The 1979 Design Choice Breaking AI Workloads

Posted by za_mike157 |3 hours ago |19 comments

pocksuppet 2 hours ago

Clickbait title. Summary: Their AI docker containers are slow to start up because they are 10GB layers that have to be gunzipped, and gzip doesn't support random access.

andrewvc 2 hours ago[1 more]

They say an ideal container system would download portions of layers on demand, however is seems far from ideal for many production workloads. What if your service starts, works fine for an hour, then needs to read one file that is only available over the network, but that endpoint is unreachable? What if it is reachable but it is very very slow?

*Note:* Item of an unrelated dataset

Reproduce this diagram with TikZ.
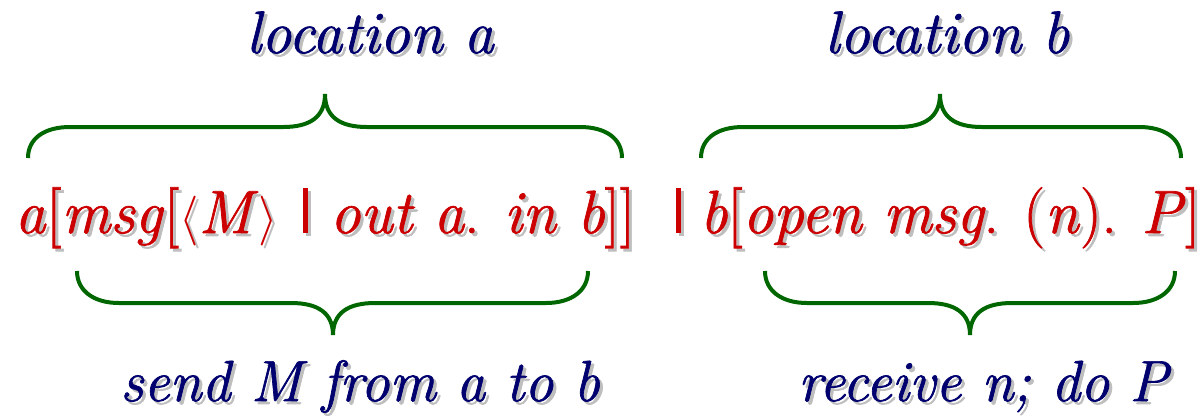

The current system has issues with network stuff, but in a deploy process you can delineate that all to a new container deployment. Perhaps you try to deploy a new container and it fails because the network is slow or broken. Rollback is simpler there. Spreading network issues over time makes debugging much harder.

The current system is simple and resilient but clearly not fast. Trading speed for more complex failure modes for such a widely distributed technology is hardly a clear win.

The de-duplication seems like a neat win however.

MontyCarloHall 2 hours ago[1 more]

I ran into a similar issue years ago, where the base infrastructure occupied the lion's share of the container size, very similar to the sizes shown in the article:

   Ubuntu base      ~29 MB compressed
   PyTorch + CUDA   7 – 13 GB
   NVIDIA NGC       4.5+ GB compressed

The easy solution that worked for us was to bake all of these into a single base container, and force all production containers built within the company to use that base. We then preloaded this base container onto our cloud VM disk images, so that pulling the model container only needed to download comparatively tiny layers for model code/weights/etc. As a benefit, this forced all production containers to be up-to-date, since we regularly updated the base container which caused automatic rebuilding of all derived containers.

dsr_ an hour ago[1 more]

The problem: "containers that take far too long to start".

Somehow, they don't hit upon the solution other organizations use: having software running all the time.

I suppose if you have a lousy economic model where the cost of running your software is a large percentage of your overall costs, that's a problem. I can only advise them to move to a model where they provide more value for their clients.

cosmotic an hour ago[2 more]

Why does the model data need to be stored in the image? Download the model data on container startup using whatever method works best.

alanfranz 2 hours ago

Looks like they'd like something git repositories (maybe with transparent compression on top) rather than .tar.gz files. Just pull the latest head and you're done.

formerly_proven 2 hours ago[1 more]

The gzip compression of layers is actually optional in OCI images, but iirc not in legacy docker images. The two formats are not the same. On SSDs, the overhead for building an index for a tar is not that high, if we're primarily talking about large files (so the data/weights/cuda layers instead of system layers). The approach from the article is of course still faster, especially for running many minor variations of containers, though I am wondering how common it is for only some parts of weights changing? I would've assumed that most things you'll do with weights would change about 100% of them when viewed through 1M chunks. The lazy pulling probably has some rather dubious/interesting service latency implications.

The main annoyance imho with gzip here is that it was already slow when the format was new (unless you have Intel QAT and bothered to patch and recompile that into all the go binaries which handle these, which you do not).

notyourbiz an hour ago[1 more]

Super helpful.

aplomb1026 2 hours ago

Comment deleted

PaulHoule 3 hours ago[1 more]

I remember dealing with this BS back in 2017. It was clear to me that containers were, more than anything else, a system for turning 15MB of I/O into 15GB of I/O.

So wow and new shiny though so if you told people that they would just plug their ears with their fingers.